Compartir… con esta palabra podemos apreciar la segunda parte del Evangelio de hoy. En el banquete, no hay ni superiores ni inferiores. No son inferiores los que ponen el pan a la mesa y nos sirven los platos, o los que están lavando allá adentro en la cocina… esos son más importantes que nosotros. En una de esas, en el banquete del Reino de los Cielos el mismo Señor se levantará de la cabecera de la mesa varias veces para servirnos más pan, para asegurarnos que hayamos comido bien o para lavar los platos…
Decíamos que compartir es una buena palabra para mirar este Evangelio en la parte final: además de la humildad es importante el aprender a dar sin recibir nada a cambio. Una cosa a la que nos estamos desacostumbrando. Porque hoy por hoy todo tiene precio: guardar tu dinero en un banco –donde hay que pagar un dinero extra para la “mantención de la cuenta”- recibir un monto de una financiera –que, no obstante, pregona que ofrece dinero o pagos convenientes, pero a la hora de pagar aparecen en nuestros presupuestos las llamadas “tasas de interés”- o las consabidas cuentas de cosas más simples: agua potable, gas, electricidad… pocas cosas son gratis. Jesús, al pedirnos que cuando hagamos un banquete, invitemos a los que no nos pueden retribuir nada, nos está diciendo que no debemos acostumbrarnos a relacionarnos con el otro de acuerdo a la ganancia que pueda obtener: un empleado con su patrón, un alumno con el profesor, entre dos colegas… será búsqueda de fama, prestigio, éxito, promoción… pero jamás una verdadera amistad o amor.

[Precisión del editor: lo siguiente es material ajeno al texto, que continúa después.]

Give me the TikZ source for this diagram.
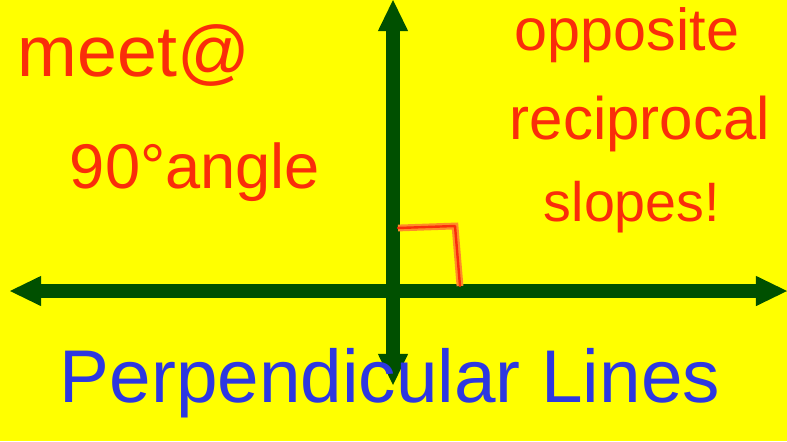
\documentclass[tikz,border=0pt]{standalone}
\usepackage{fontspec}
\setmainfont{Liberation Sans}
\usepackage{graphicx}
\usetikzlibrary{arrows.meta}
\definecolor{board}{RGB}{255,255,0}
\definecolor{axisgreen}{RGB}{0,80,0}
\definecolor{inkred}{RGB}{250,45,10}
\definecolor{inkglow}{RGB}{255,140,40}
\definecolor{inkblue}{RGB}{45,55,225}

\begin{document}
\begin{tikzpicture}[
  x=0.025cm, y=-0.025cm,
  axis/.style={axisgreen, line width=0.35cm,
    {Triangle[length=0.78cm, width=0.76cm, line width=0pt]}-{Triangle[length=0.78cm, width=0.76cm, line width=0pt]}},
  note/.style={inkred, inner sep=0pt},
  title/.style={inkblue, inner sep=0pt},
  corner/.style={inkred, line width=0.06cm, line cap=round, line join=round,
    preaction={draw=inkglow, line width=0.17cm}},
]
% Board
\useasboundingbox (0,0) rectangle (787,441);
\clip (0,0) rectangle (787,441);
\fill[board] (0,0) rectangle (787,441);

% Axes
\coordinate (top) at (393,0);
\coordinate (bottom) at (393,385);
\coordinate (left) at (10,291);
\coordinate (right) at (787,291);
\draw[axis] (bottom) -- (top);
\draw[axis] (left) -- (right);

% Right angle mark
\coordinate (c1) at (398,228);
\coordinate (c2) at (455,226);
\coordinate (c3) at (460,286);
\draw[corner] (c1) -- (c2) -- (c3);

% Notes on the left
\node[note] (meet) at (134,55) {\resizebox{5.8cm}{!}{meet@}};
\node[note] (angle) at (195,172) {\resizebox{6.25cm}{!}{90°angle}};

% Notes on the right
\node[note] (opp) at (627,35) {\resizebox{5.6cm}{!}{opposite}};
\node[note] (recip) at (640,124) {\resizebox{6.5cm}{!}{reciprocal}};
\node[note] (slopes) at (632,207) {\resizebox{4.4cm}{!}{slopes!}};

% Title
\node[title] (name) at (390,383) {\resizebox{16.5cm}{!}{Perpendicular Lines}};
\end{tikzpicture}
\end{document}
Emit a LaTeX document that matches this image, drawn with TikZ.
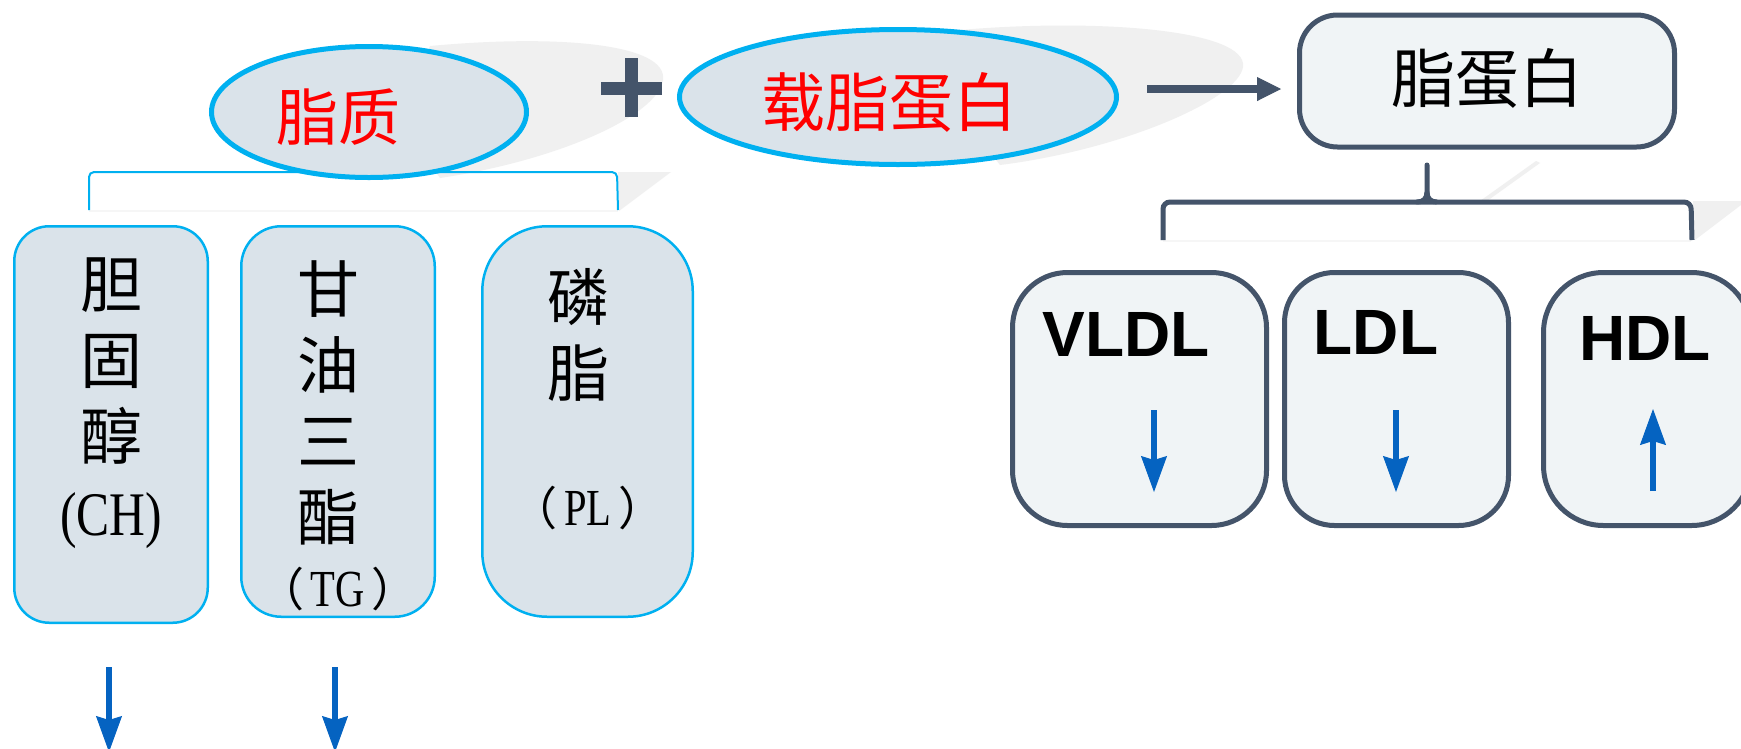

En fin, podríamos seguir diciendo tantas cosas… pero recapitulemos con esto: humildad es, con las palabras de Santa Teresa, andar en la verdad. Porque me ofrece la perfecta oportunidad de saber quién soy en realidad, con mis auténticos defectos y mis auténticas virtudes, y así pisar firme en la vida y no buscar las cosas demasiado difíciles –como dice la primera lectura-, es decir, las cosas que sobrepasan mis fuerzas… las cosas que no están a mi alcance. Es caminar firme en la vida, como los atletas que miden sus fuerzas en los Juegos Olímpicos con otros y, mientras entrenan, conocen sus flaquezas y sus fortalezas. No por casualidad en la Grecia antigua, sobre el estadio en que se llevaban a cabo las antiguas Olimpíadas, había un enorme cartel que decía: Conócete a ti mismo. San Agustín, tomando esta frase, dice: ¡Conócete a ti mismo, eso es humildad!
Que el Señor nos ayude a conocernos, dejando de lado las ilusiones de creernos lo que no somos, y así podamos vernos tal y como somos delante de nosotros mismos y delante de Dios mismo. Así, nuestra vida será más auténtica, nuestra paz será más auténtica y nuestra alegría será más auténtica, porque me alegraré que Dios ha puesto dones bellos en mi camino mientras que Él mismo va ayudándome en las cosas que me cuestan. Caminando serenamente, siempre.
Dios todopoderoso, de quien procede todo bien, siembra en nuestros corazones el amor de tu nombre, para que, haciendo más religiosa nuestra vida, acrecientes el bien en nosotros y con solicitud amorosa lo conserves.